Son olarak deneyimlediğimiz zorlu olaylar karşısında içimizde yükselen yoğun bir öfke duygusu hissedebiliriz. Bu öfkeyi doğru bir şekilde yönetmediğimizde hem kendimize hem de çevremize zarar verebiliriz. Bambaşka bir şeye öfkeli olmamıza rağmen en yakınımızda olan sevdiklerimize dürtüsel tepkiler vererek hiç hak etmedikleri bir şekilde onları kırabiliriz. Ya da öfkemizi dindirmek umuduyla yemeye sarılabilir, saçımızı ya da cildimizi yolabilir; bu gibi yollarla kendimize zarar verebiliriz. Ama tüm bunları yaptığımızda öfke duygumuzun bize söylemeye çalıştığı “harekete geç!” mesajını duyamamış ve sağlıklı bir şekilde aksiyon alamamış oluruz.
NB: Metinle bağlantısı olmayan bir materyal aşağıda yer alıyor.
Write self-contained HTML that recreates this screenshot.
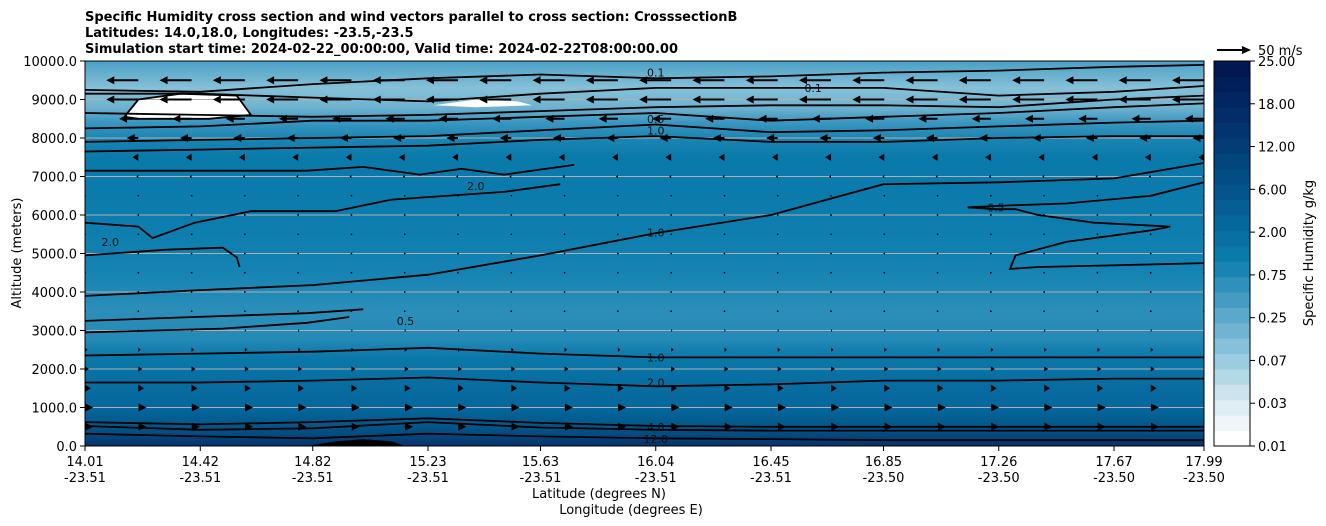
<!DOCTYPE html>
<html><head><meta charset="utf-8"><style>
body{margin:0;background:#fff;}
svg{display:block;font-family:"DejaVu Sans","Liberation Sans",sans-serif;}
</style></head><body>
<svg id="chart" width="1326" height="526" xmlns="http://www.w3.org/2000/svg">
<defs>
<linearGradient id="qfill" x1="0" y1="0" x2="0" y2="1">
<stop offset="0" stop-color="#4aa0c6"/>
<stop offset="0.07" stop-color="#86c0d8"/>
<stop offset="0.12" stop-color="#6fb3d0"/>
<stop offset="0.16" stop-color="#3a96c0"/>
<stop offset="0.20" stop-color="#1a85b3"/>
<stop offset="0.25" stop-color="#0a7aab"/>
<stop offset="0.40" stop-color="#0b7cad"/>
<stop offset="0.55" stop-color="#1583b3"/>
<stop offset="0.65" stop-color="#2c8fba"/>
<stop offset="0.72" stop-color="#258ab6"/>
<stop offset="0.77" stop-color="#0a78aa"/>
<stop offset="0.83" stop-color="#086ea2"/>
<stop offset="0.90" stop-color="#06679c"/>
<stop offset="0.94" stop-color="#045a8d"/>
<stop offset="0.97" stop-color="#034b80"/>
<stop offset="1" stop-color="#08306b"/>
</linearGradient>
<clipPath id="plotclip"><rect x="85" y="61" width="1119" height="385"/></clipPath>
</defs>
<g font-weight="bold" font-size="13">
<text x="85" y="21">Specific Humidity cross section and wind vectors parallel to cross section: CrosssectionB</text>
<text x="85" y="37">Latitudes: 14.0,18.0, Longitudes: -23.5,-23.5</text>
<text x="85" y="53">Simulation start time: 2024-02-22_00:00:00, Valid time: 2024-02-22T08:00:00.00</text>
</g>
<rect x="85" y="61" width="1119" height="385" fill="url(#qfill)"/>
<g clip-path="url(#plotclip)">
<g id="blobs"></g>
<g id="grid"></g>
<g id="contours"></g>
<g id="arrows"></g>
<g id="labels"></g>
</g>
<rect x="85" y="61" width="1119" height="385" fill="none" stroke="#000" stroke-width="1"/>
<g id="axes" font-size="13"></g>
<text x="599" y="498" font-size="13" text-anchor="middle">Latitude (degrees N)</text>
<text x="631" y="514" font-size="13" text-anchor="middle">Longitude (degrees E)</text>
<text transform="translate(21,253) rotate(-90)" font-size="13" text-anchor="middle">Altitude (meters)</text>
<g id="cbar"></g>
<g>
<line x1="1217" y1="50" x2="1244" y2="50" stroke="#000" stroke-width="2"/>
<polygon points="1251,50 1242,46 1242,54" fill="#000"/>
<text x="1258" y="55" font-size="13">50 m/s</text>
</g>
<text transform="translate(1313,253) rotate(-90)" font-size="13" text-anchor="middle">Specific Humidity g/kg</text>
</svg>
<script>
const latTicks=[14.01,14.42,14.82,15.23,15.63,16.04,16.45,16.85,17.26,17.67,17.99];
const lonTicks=["-23.51","-23.51","-23.51","-23.51","-23.51","-23.51","-23.51","-23.50","-23.50","-23.50","-23.50"];
const altTicks=[0,1000,2000,3000,4000,5000,6000,7000,8000,9000,10000];
const cbarTicks=["0.01","0.03","0.07","0.25","0.75","2.00","6.00","12.00","18.00","25.00"];
const cbarColors=["#ffffff","#eef6f9","#dfeef4","#cbe4ee","#b4d9e6","#9ccce0","#86c0d9","#70b4d1","#5aa8ca","#449cc3","#2e90bb","#1884b4","#0a7aab","#0870a3","#06679c","#055e94","#04558c","#034d85","#03457d","#033d76","#02356f","#022d68","#022661","#011f5a","#011852"];
const rowAlts=[500,1000,1500,2000,2500,3000,3500,4000,4500,5000,5500,6000,6500,7000,7500,8000,8500,9000,9500];
const rowU=[13,13,9,6,4,2,1.5,0.5,0.3,0.2,0.2,0,-0.5,-3,-9,-18,-30,-50,-50];
const ncols=22;
const c12=[320,250,200,320,250,200,180,150,150,150,150];
const c8=[520,420,460,620,480,420,400,400,400,400,400];
const c4=[620,560,620,720,600,520,500,500,500,500,500];
const c2=[1650,1650,1700,1780,1650,1550,1600,1700,1700,1750,1750];
const c1low=[2350,2400,2450,2550,2400,2300,2300,2300,2300,2300,2300];
const c1mid=[3900,4050,4180,4450,4950,5530,6000,6800,6850,6950,7350];
const cF=[7650,7700,7750,7800,7950,8050,7900,7900,8000,8050,8050];
const cE=[7900,7950,8000,8050,8200,8350,8150,8200,8300,8400,8450];
const cD=[8250,8300,8450,8450,8550,8650,8450,8550,8650,8800,8900];
const cC=[8650,8600,8550,8600,8700,8800,8850,8850,8800,9000,9100];
const cB=[9150,9150,9050,8950,9150,9300,9300,9300,9100,9200,9350];
const cA=[9250,9200,9400,9550,9650,9550,9600,9700,9750,9850,9900];
const hLats=[14.01,14.2,14.25,14.4,14.6,14.9,15.1,15.5,15.7];
const hAlts=[5800,5700,5400,5800,6100,6100,6400,6600,6800];
const gLats=[14.01,14.4,14.8,15.0,15.2,15.35,15.5,15.75];
const gAlts=[7150,7150,7150,7250,7050,7200,7050,7300];
const iLats=[14.01,14.3,14.5,14.55,14.56];
const iAlts=[4950,5100,5150,4900,4650];
const nLats=[14.01,14.4,14.8,15.0];
const nAlts=[3250,3350,3450,3550];
const oLats=[14.01,14.5,14.8,14.95];
const oAlts=[2950,3050,3200,3350];
const kLats=[17.15,17.3,17.5,17.8,17.99];
const kAlts=[6200,6250,6300,6500,6850];
const lLats=[17.99,17.7,17.4,17.3,17.32,17.5,17.8,17.87];
const lAlts=[4750,4700,4650,4600,4950,5300,5600,5700];
const mLats=[17.87,17.6,17.4,17.32,17.25,17.15];
const mAlts=[5700,5800,6000,6150,6150,6200];
const wLats=[14.15,14.2,14.35,14.55,14.6,14.45,14.2];
const wAlts=[8550,9000,9150,9100,8600,8500,8500];
const w2Lats=[15.25,15.4,15.55,15.6,15.4,15.25];
const w2Alts=[8850,9000,8950,8850,8800,8850];
const bLats=[14.8,14.9,15.0,15.1,15.15];
const bAlts=[0,120,180,120,0];

const NS="http://www.w3.org/2000/svg";
const X=lat=>85+(lat-14.01)/(17.99-14.01)*1119;
const Y=alt=>446-alt*0.0385;
function el(tag,attrs,parent){const e=document.createElementNS(NS,tag);for(const k in attrs)e.setAttribute(k,attrs[k]);parent.appendChild(e);return e;}
function pts(lats,alts){return lats.map((l,i)=>X(l).toFixed(1)+","+Y(alts[i]).toFixed(1)).join(" ");}

const blobs=document.getElementById('blobs');
let b1=el('polygon',{points:pts(wLats,wAlts),fill:'#fff'},blobs);


let b2=el('polygon',{points:pts(w2Lats,w2Alts),fill:'#fff'},blobs);


let b3=el('polygon',{points:pts(bLats,bAlts),fill:'#000'},blobs);



const grid=document.getElementById('grid');
altTicks.slice(1,-1).forEach(a=>{
 const g=el('line',{x1:85,x2:1204,y1:Y(a),y2:Y(a),stroke:'#b0b0b0','stroke-width':1},grid);
 
 
});

const cont=document.getElementById('contours');
const tickLines=[["contour-12",c12],["contour-8",c8],["contour-4",c4],["contour-2",c2],["contour-1-low",c1low],["contour-1-mid",c1mid],["contour-1-upper",cF],["contour-1-top",cE],["contour-0.5-top",cD],["contour-0.1-c",cC],["contour-0.1-b",cB],["contour-0.1-a",cA]];
tickLines.forEach(([n,a])=>{
 const p=el('polyline',{points:pts(latTicks,a),fill:'none',stroke:'#000','stroke-width':1.8},cont);
 
 
});
const freeLines=[["contour-2-upper",gLats,gAlts],["contour-2-bowl",hLats,hAlts],["contour-2-bowl-low",iLats,iAlts],["contour-0.5-left",nLats,nAlts],["contour-0.5-left-low",oLats,oAlts],["contour-0.5-right",kLats,kAlts],["contour-0.5-loop",lLats,lAlts],["contour-0.5-loop-top",mLats,mAlts],["contour-0.1-patch",wLats.concat([wLats[0]]),wAlts.concat([wAlts[0]])]];
freeLines.forEach(([n,la,al])=>{
 const p=el('polyline',{points:pts(la,al),fill:'none',stroke:'#000','stroke-width':1.8},cont);
 
 
});

const arr=document.getElementById('arrows');
rowAlts.forEach((a,r)=>{
 const u=rowU[r];
 for(let c=0;c<ncols;c++){
  const x=85+c*(1119/21), y=Y(a);
  const L=Math.abs(u)*0.64, s=Math.sign(u)||1;
  const g=el('g',{},arr);
  
  
  if(L<1.2){el('circle',{cx:x,cy:y,r:0.9,fill:'#000'},g);continue;}
  const hl=Math.min(8,L), hw=Math.min(4,hl*0.5+0.8);
  const tip=x+s*L, hb=tip-s*hl;
  if(L>hl) el('line',{x1:x,y1:y,x2:hb,y2:y,stroke:'#000','stroke-width':2},g);
  el('polygon',{points:`${tip},${y} ${hb},${y-hw} ${hb},${y+hw}`,fill:'#000'},g);
 }
});

const lab=document.getElementById('labels');
const labTexts=["1.0","2.0","4.0","12.0","1.0","2.0","0.5","0.5","0.1","0.1","0.5","1.0","2.0"];
const labLats=[16.04,16.04,16.04,16.04,16.04,15.4,15.15,17.25,16.04,16.6,16.04,16.04,14.1];
const labAlts=[2300,1650,500,180,5550,6750,3250,6200,9700,9300,8500,8200,5300];
labTexts.forEach((t,i)=>{
 const tx=el('text',{x:X(labLats[i]),y:Y(labAlts[i])+4,'font-size':11,'text-anchor':'middle',fill:'#111'},lab);
 tx.textContent=t;
 
 
});

const ax=document.getElementById('axes');
latTicks.forEach((l,i)=>{
 const x=X(l);
 el('line',{x1:x,x2:x,y1:446,y2:451,stroke:'#000'},ax);
 const t=el('text',{x:x,y:466,'text-anchor':'middle'},ax);t.textContent=l.toFixed(2);
 
 
 const t2=el('text',{x:x,y:482,'text-anchor':'middle'},ax);t2.textContent=lonTicks[i];
 
 
});
altTicks.forEach(a=>{
 const y=Y(a);
 el('line',{x1:80,x2:85,y1:y,y2:y,stroke:'#000'},ax);
 const t=el('text',{x:77,y:y+5,'text-anchor':'end'},ax);t.textContent=a.toFixed(1);
 
 
});

const cb=document.getElementById('cbar');
const cbTop=61,cbH=385,n=cbarColors.length;
cbarColors.forEach((c,i)=>{
 const r=el('rect',{x:1214,y:cbTop+cbH-(i+1)*cbH/n,width:36,height:cbH/n+0.5,fill:c},cb);
 
 
});
el('rect',{x:1214,y:cbTop,width:36,height:cbH,fill:'none',stroke:'#000'},cb);
cbarTicks.forEach((t,i)=>{
 const y=cbTop+cbH-i*cbH/(cbarTicks.length-1);
 el('line',{x1:1250,x2:1255,y1:y,y2:y,stroke:'#000'},cb);
 const tx=el('text',{x:1258,y:y+5,'font-size':13},cb);tx.textContent=t;
 
 
});
</script>
</body></html>
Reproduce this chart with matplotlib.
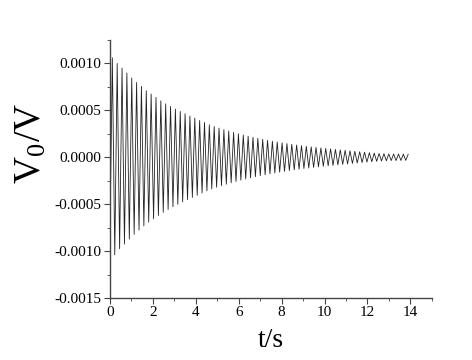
import numpy as np
import matplotlib
matplotlib.use('Agg')
import matplotlib.pyplot as plt
from matplotlib.ticker import MultipleLocator, FormatStrFormatter

# ── Origin-like style, Times-ish serif ─────────────────────────────────────
matplotlib.rcParams.update({
    'font.family': 'serif',
    'font.serif': ['Liberation Serif', 'DejaVu Serif'],
    'mathtext.fontset': 'stix',
    'axes.unicode_minus': False,
    'font.size': 11,
    'axes.linewidth': 1.0,
    'xtick.direction': 'out',
    'ytick.direction': 'out',
    'xtick.major.size': 4.0,
    'ytick.major.size': 4.0,
    'xtick.minor.size': 2.5,
    'ytick.minor.size': 2.5,
    'axes.spines.top': False,
    'axes.spines.right': False,
    'figure.facecolor': 'white',
})

# ── Data (volts) ───────────────────────────────────────────────────────────
t_first_peak = 0.11    # s, time of first maximum
period = 0.226         # s, measured peak-to-peak spacing

peaks = np.array([
    1.060, 1.000, 0.951, 0.898, 0.845, 0.797, 0.755, 0.709, 0.674, 0.638,
    0.602, 0.570, 0.542, 0.514, 0.488, 0.464, 0.439, 0.418, 0.392, 0.371,
    0.346, 0.328, 0.311, 0.295, 0.280, 0.265, 0.251, 0.238, 0.225, 0.213,
    0.202, 0.191, 0.181, 0.172, 0.163, 0.154, 0.146, 0.138, 0.131, 0.124,
    0.117, 0.111, 0.105, 0.099, 0.094, 0.089, 0.084, 0.079, 0.074, 0.069,
    0.064, 0.059, 0.054, 0.049, 0.045, 0.041, 0.038, 0.036, 0.035, 0.035,
    0.034, 0.032,
]) * 1e-3

troughs = np.array([
    -1.040, -0.975, -0.925, -0.872, -0.821, -0.776, -0.732, -0.691, -0.656, -0.620,
    -0.586, -0.556, -0.528, -0.501, -0.476, -0.451, -0.428, -0.405, -0.381, -0.358,
    -0.337, -0.319, -0.303, -0.287, -0.272, -0.258, -0.244, -0.231, -0.219, -0.207,
    -0.196, -0.186, -0.176, -0.167, -0.158, -0.150, -0.142, -0.134, -0.127, -0.120,
    -0.114, -0.108, -0.102, -0.096, -0.091, -0.086, -0.081, -0.076, -0.071, -0.066,
    -0.061, -0.056, -0.051, -0.047, -0.043, -0.040, -0.037, -0.035, -0.035, -0.034,
    -0.033, -0.030,
]) * 1e-3

t_start, v_start = 0.0, -0.0008

# interleave maxima and minima into one trace
n = len(peaks)
t_pk = t_first_peak + period * np.arange(n)
t_tr = t_pk + period / 2
t = np.concatenate([[t_start], np.column_stack([t_pk, t_tr]).ravel()])
v = np.concatenate([[v_start], np.column_stack([peaks, troughs]).ravel()])
keep = t <= 14.0
t, v = t[keep], v[keep]

# ── Figure ─────────────────────────────────────────────────────────────────
fig = plt.figure(figsize=(4.72, 3.60), dpi=100)
ax = fig.add_axes([0.233, 0.172, 0.682, 0.717])

ax.plot(t, v, color='#222222', lw=0.6)

ax.set_xlim(0, 15)
ax.set_ylim(-0.0015, 0.00125)
ax.xaxis.set_major_locator(MultipleLocator(2))
ax.xaxis.set_minor_locator(MultipleLocator(1))
ax.yaxis.set_major_locator(MultipleLocator(0.0005))
ax.yaxis.set_minor_locator(MultipleLocator(0.00025))
ax.yaxis.set_major_formatter(FormatStrFormatter('%.4f'))
ax.set_xticks([0, 2, 4, 6, 8, 10, 12, 14])

for s in ('left', 'bottom'):
    ax.spines[s].set_color('#444444')
ax.tick_params(which='both', colors='#444444', labelcolor='black')
ax.tick_params(axis='both', labelsize=11, pad=2)

ax.set_xlabel('t/s', fontsize=20, labelpad=6)
ax.set_ylabel(r'V$_\mathregular{0}$/V', fontsize=27)
ax.yaxis.set_label_coords(-0.19, 0.60)

fig.savefig('out.png', dpi=100, facecolor='white')
plt.close(fig)
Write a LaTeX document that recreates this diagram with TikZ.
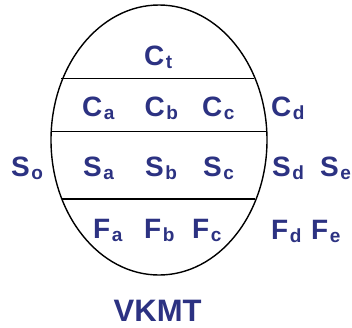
\documentclass[tikz,border=0pt]{standalone}
\usepackage{fontspec}
\setmainfont{Liberation Sans}
\definecolor{navy}{RGB}{44,50,130}
\newcommand{\lbl}[2]{#1\hspace{1.5pt}\raisebox{-3.5pt}{\fontsize{19}{19}\selectfont #2}}
\tikzset{
  txt/.style={anchor=base west,inner sep=0pt,text=navy,font=\fontsize{28}{28}\selectfont\bfseries},
  bigtxt/.style={txt,font=\fontsize{31}{31}\selectfont\bfseries},
  ln/.style={draw=black,line width=1.4pt}
}
\begin{document}
\begin{tikzpicture}[x=1pt,y=-1pt]
\useasboundingbox (0,0) rectangle (352,327);
\draw[ln] (159,140) ellipse [x radius=108,y radius=135];
\draw[ln] (61,78.5) -- (254,78.5);
\draw[ln] (51,131.5) -- (267,131.5);
\draw[ln] (62,199) -- (255,199);
\node[txt] (ct) at (144,65) {\lbl{C}{t}};
\node[txt] (ca) at (82,116) {\lbl{C}{a}};
\node[txt] (cb) at (144.5,116) {\lbl{C}{b}};
\node[txt] (cc) at (202,116) {\lbl{C}{c}};
\node[txt] (cd) at (271,116) {\lbl{C}{d}};
\node[txt] (so) at (11,176) {\lbl{S}{o}};
\node[txt] (sa) at (83,176) {\lbl{S}{a}};
\node[txt] (sb) at (145,176) {\lbl{S}{b}};
\node[txt] (sc) at (203,176) {\lbl{S}{c}};
\node[txt] (sd) at (272,176) {\lbl{S}{d}};
\node[txt] (se) at (320,176) {\lbl{S}{e}};
\node[txt] (fa) at (93,238) {\lbl{F}{a}};
\node[txt] (fb) at (144,238) {\lbl{F}{b}};
\node[txt] (fc) at (192,238) {\lbl{F}{c}};
\node[txt] (fd) at (271,239) {\lbl{F}{d}};
\node[txt] (fe) at (311,239) {\lbl{F}{e}};
\node[bigtxt] (vk) at (113.5,321.5) {VKMT};
\end{tikzpicture}
\end{document}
Öfkemizin yoğunluğunu azaltarak onu yönetilebilir ve bizi harekete geçirmesine izin verebilir bir noktaya getirmek için:
- Aceleyle konuşmadan ya da tepki göstermeden önce iki kere düşünebiliriz.
- Küçük molalar vererek sakinleşmek için beden gevşetme egzersizleri yapabiliriz.
- Sevdiklerimizle içimizde neler olup bittiğini sakin bir şekilde konuşabiliriz.
- Patlayacak gibi hissettiğimizde koşu yapmak gibi enerjimizi atmamızı sağlayacak egzersizlere yönelebiliriz.
Tüm bunları yapıp öfkemizi sağlıklı bir şekilde yönetebildiğimizde kendimize de başkalarına da ihtiyacımız olan desteği elimizden geldiği kadarıyla vermeyi daha kolay başarabiliriz.
Özetle, zorlu olayları bire bir deneyimlemesek de bu durum, o olaylardan olumsuz bir şekilde etkilenmeyeceğimiz anlamına gelmiyor. Bu olaylardan nasıl etkilenirsek etkilenelim, bu olaylar karşısında neler hissedersek hissedelim tüm bunlar gayet anlaşılır insani deneyimler ve duygular. Ancak yaşadığımız şoku atlattıktan sonra psikolojik dayanıklılığımızı artırmaya ve duygularımızı sağlıklı bir şekilde yönetmeye odaklanmak, hem kendimize hem de başkalarına iyi gelebilmemizi sağlıyor.